EXERCISE MATERIALS.
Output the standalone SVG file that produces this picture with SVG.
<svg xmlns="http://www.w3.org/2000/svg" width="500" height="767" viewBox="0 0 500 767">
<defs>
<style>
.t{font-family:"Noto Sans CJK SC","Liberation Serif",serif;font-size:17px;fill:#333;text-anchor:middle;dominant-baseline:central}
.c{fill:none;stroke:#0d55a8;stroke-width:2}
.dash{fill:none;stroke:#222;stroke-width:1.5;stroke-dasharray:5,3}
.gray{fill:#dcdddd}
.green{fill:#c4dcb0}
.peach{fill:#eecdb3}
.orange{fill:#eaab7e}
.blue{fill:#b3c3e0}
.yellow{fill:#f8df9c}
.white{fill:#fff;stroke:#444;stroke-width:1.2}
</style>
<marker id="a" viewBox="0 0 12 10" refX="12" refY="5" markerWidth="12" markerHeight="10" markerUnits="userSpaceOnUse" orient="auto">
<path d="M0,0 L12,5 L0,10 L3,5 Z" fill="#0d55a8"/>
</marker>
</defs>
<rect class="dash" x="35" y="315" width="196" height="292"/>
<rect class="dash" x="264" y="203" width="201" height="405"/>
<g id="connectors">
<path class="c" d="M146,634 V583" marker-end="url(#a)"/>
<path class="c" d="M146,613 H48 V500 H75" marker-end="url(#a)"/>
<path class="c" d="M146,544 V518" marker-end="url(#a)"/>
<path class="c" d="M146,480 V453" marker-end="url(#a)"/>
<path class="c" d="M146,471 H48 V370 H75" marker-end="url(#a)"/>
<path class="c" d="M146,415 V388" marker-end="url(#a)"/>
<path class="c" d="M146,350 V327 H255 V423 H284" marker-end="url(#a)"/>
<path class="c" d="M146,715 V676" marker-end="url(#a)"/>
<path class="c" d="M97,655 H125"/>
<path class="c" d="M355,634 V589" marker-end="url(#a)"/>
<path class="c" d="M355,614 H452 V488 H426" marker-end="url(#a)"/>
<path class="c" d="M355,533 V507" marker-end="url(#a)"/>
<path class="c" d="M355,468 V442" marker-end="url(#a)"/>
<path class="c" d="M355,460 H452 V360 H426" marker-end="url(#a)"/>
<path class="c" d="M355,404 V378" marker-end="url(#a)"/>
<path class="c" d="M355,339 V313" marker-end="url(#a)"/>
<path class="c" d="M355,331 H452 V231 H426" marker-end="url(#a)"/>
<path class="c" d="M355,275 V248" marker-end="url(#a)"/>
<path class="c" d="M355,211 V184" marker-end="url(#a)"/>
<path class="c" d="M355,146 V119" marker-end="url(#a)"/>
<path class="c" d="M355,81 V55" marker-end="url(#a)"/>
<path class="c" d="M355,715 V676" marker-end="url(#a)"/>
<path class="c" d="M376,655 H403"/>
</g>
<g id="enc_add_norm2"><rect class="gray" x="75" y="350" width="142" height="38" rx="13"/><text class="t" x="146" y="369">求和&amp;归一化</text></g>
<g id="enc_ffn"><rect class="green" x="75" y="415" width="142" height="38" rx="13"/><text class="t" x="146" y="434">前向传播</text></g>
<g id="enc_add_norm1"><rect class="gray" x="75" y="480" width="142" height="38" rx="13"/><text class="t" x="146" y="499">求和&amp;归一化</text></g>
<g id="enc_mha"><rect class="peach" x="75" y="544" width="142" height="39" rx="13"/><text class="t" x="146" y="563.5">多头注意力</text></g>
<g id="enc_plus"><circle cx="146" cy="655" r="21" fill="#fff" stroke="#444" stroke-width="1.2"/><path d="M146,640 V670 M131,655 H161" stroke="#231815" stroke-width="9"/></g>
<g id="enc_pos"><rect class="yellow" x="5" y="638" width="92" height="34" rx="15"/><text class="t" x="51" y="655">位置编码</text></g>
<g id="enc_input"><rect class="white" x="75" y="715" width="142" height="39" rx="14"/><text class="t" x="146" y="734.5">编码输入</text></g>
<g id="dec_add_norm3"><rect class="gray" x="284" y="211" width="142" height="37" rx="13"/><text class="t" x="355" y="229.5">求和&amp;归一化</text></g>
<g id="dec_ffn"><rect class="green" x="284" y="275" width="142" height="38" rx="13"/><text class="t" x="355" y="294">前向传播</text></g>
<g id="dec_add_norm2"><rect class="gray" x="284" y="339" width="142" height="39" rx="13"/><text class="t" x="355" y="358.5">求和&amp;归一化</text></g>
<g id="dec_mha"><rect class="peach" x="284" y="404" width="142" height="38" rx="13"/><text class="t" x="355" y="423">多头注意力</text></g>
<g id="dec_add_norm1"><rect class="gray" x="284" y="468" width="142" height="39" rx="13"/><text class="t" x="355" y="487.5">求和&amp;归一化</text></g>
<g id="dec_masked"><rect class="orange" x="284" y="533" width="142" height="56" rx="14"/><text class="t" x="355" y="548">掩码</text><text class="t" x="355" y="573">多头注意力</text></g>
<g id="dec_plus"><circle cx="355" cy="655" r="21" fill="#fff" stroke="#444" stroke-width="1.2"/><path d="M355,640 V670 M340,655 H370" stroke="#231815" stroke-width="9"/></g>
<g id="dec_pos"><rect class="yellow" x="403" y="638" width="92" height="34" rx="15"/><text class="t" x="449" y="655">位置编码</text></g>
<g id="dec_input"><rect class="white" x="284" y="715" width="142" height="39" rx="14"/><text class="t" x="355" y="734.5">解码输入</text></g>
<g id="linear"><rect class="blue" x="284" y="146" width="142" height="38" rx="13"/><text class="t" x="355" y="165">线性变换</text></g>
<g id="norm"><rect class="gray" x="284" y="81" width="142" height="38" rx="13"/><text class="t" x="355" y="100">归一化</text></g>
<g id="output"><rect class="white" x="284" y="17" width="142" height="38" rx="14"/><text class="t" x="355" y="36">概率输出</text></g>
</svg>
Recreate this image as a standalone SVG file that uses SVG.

EXERCISE AIM.
Every line above should be written out again exactly as it stands.

TASK OUTPUT.
Output the standalone SVG file that produces this picture with SVG.
<svg xmlns="http://www.w3.org/2000/svg" width="500" height="767" viewBox="0 0 500 767">
<defs>
<style>
.t{font-family:"Noto Sans CJK SC","Liberation Serif",serif;font-size:17px;fill:#333;text-anchor:middle;dominant-baseline:central}
.c{fill:none;stroke:#0d55a8;stroke-width:2}
.dash{fill:none;stroke:#222;stroke-width:1.5;stroke-dasharray:5,3}
.gray{fill:#dcdddd}
.green{fill:#c4dcb0}
.peach{fill:#eecdb3}
.orange{fill:#eaab7e}
.blue{fill:#b3c3e0}
.yellow{fill:#f8df9c}
.white{fill:#fff;stroke:#444;stroke-width:1.2}
</style>
<marker id="a" viewBox="0 0 12 10" refX="12" refY="5" markerWidth="12" markerHeight="10" markerUnits="userSpaceOnUse" orient="auto">
<path d="M0,0 L12,5 L0,10 L3,5 Z" fill="#0d55a8"/>
</marker>
</defs>
<rect class="dash" x="35" y="315" width="196" height="292"/>
<rect class="dash" x="264" y="203" width="201" height="405"/>
<g id="connectors">
<path class="c" d="M146,634 V583" marker-end="url(#a)"/>
<path class="c" d="M146,613 H48 V500 H75" marker-end="url(#a)"/>
<path class="c" d="M146,544 V518" marker-end="url(#a)"/>
<path class="c" d="M146,480 V453" marker-end="url(#a)"/>
<path class="c" d="M146,471 H48 V370 H75" marker-end="url(#a)"/>
<path class="c" d="M146,415 V388" marker-end="url(#a)"/>
<path class="c" d="M146,350 V327 H255 V423 H284" marker-end="url(#a)"/>
<path class="c" d="M146,715 V676" marker-end="url(#a)"/>
<path class="c" d="M97,655 H125"/>
<path class="c" d="M355,634 V589" marker-end="url(#a)"/>
<path class="c" d="M355,614 H452 V488 H426" marker-end="url(#a)"/>
<path class="c" d="M355,533 V507" marker-end="url(#a)"/>
<path class="c" d="M355,468 V442" marker-end="url(#a)"/>
<path class="c" d="M355,460 H452 V360 H426" marker-end="url(#a)"/>
<path class="c" d="M355,404 V378" marker-end="url(#a)"/>
<path class="c" d="M355,339 V313" marker-end="url(#a)"/>
<path class="c" d="M355,331 H452 V231 H426" marker-end="url(#a)"/>
<path class="c" d="M355,275 V248" marker-end="url(#a)"/>
<path class="c" d="M355,211 V184" marker-end="url(#a)"/>
<path class="c" d="M355,146 V119" marker-end="url(#a)"/>
<path class="c" d="M355,81 V55" marker-end="url(#a)"/>
<path class="c" d="M355,715 V676" marker-end="url(#a)"/>
<path class="c" d="M376,655 H403"/>
</g>
<g id="enc_add_norm2"><rect class="gray" x="75" y="350" width="142" height="38" rx="13"/><text class="t" x="146" y="369">求和&amp;归一化</text></g>
<g id="enc_ffn"><rect class="green" x="75" y="415" width="142" height="38" rx="13"/><text class="t" x="146" y="434">前向传播</text></g>
<g id="enc_add_norm1"><rect class="gray" x="75" y="480" width="142" height="38" rx="13"/><text class="t" x="146" y="499">求和&amp;归一化</text></g>
<g id="enc_mha"><rect class="peach" x="75" y="544" width="142" height="39" rx="13"/><text class="t" x="146" y="563.5">多头注意力</text></g>
<g id="enc_plus"><circle cx="146" cy="655" r="21" fill="#fff" stroke="#444" stroke-width="1.2"/><path d="M146,640 V670 M131,655 H161" stroke="#231815" stroke-width="9"/></g>
<g id="enc_pos"><rect class="yellow" x="5" y="638" width="92" height="34" rx="15"/><text class="t" x="51" y="655">位置编码</text></g>
<g id="enc_input"><rect class="white" x="75" y="715" width="142" height="39" rx="14"/><text class="t" x="146" y="734.5">编码输入</text></g>
<g id="dec_add_norm3"><rect class="gray" x="284" y="211" width="142" height="37" rx="13"/><text class="t" x="355" y="229.5">求和&amp;归一化</text></g>
<g id="dec_ffn"><rect class="green" x="284" y="275" width="142" height="38" rx="13"/><text class="t" x="355" y="294">前向传播</text></g>
<g id="dec_add_norm2"><rect class="gray" x="284" y="339" width="142" height="39" rx="13"/><text class="t" x="355" y="358.5">求和&amp;归一化</text></g>
<g id="dec_mha"><rect class="peach" x="284" y="404" width="142" height="38" rx="13"/><text class="t" x="355" y="423">多头注意力</text></g>
<g id="dec_add_norm1"><rect class="gray" x="284" y="468" width="142" height="39" rx="13"/><text class="t" x="355" y="487.5">求和&amp;归一化</text></g>
<g id="dec_masked"><rect class="orange" x="284" y="533" width="142" height="56" rx="14"/><text class="t" x="355" y="548">掩码</text><text class="t" x="355" y="573">多头注意力</text></g>
<g id="dec_plus"><circle cx="355" cy="655" r="21" fill="#fff" stroke="#444" stroke-width="1.2"/><path d="M355,640 V670 M340,655 H370" stroke="#231815" stroke-width="9"/></g>
<g id="dec_pos"><rect class="yellow" x="403" y="638" width="92" height="34" rx="15"/><text class="t" x="449" y="655">位置编码</text></g>
<g id="dec_input"><rect class="white" x="284" y="715" width="142" height="39" rx="14"/><text class="t" x="355" y="734.5">解码输入</text></g>
<g id="linear"><rect class="blue" x="284" y="146" width="142" height="38" rx="13"/><text class="t" x="355" y="165">线性变换</text></g>
<g id="norm"><rect class="gray" x="284" y="81" width="142" height="38" rx="13"/><text class="t" x="355" y="100">归一化</text></g>
<g id="output"><rect class="white" x="284" y="17" width="142" height="38" rx="14"/><text class="t" x="355" y="36">概率输出</text></g>
</svg>
Recreate this image as a standalone SVG file that uses SVG.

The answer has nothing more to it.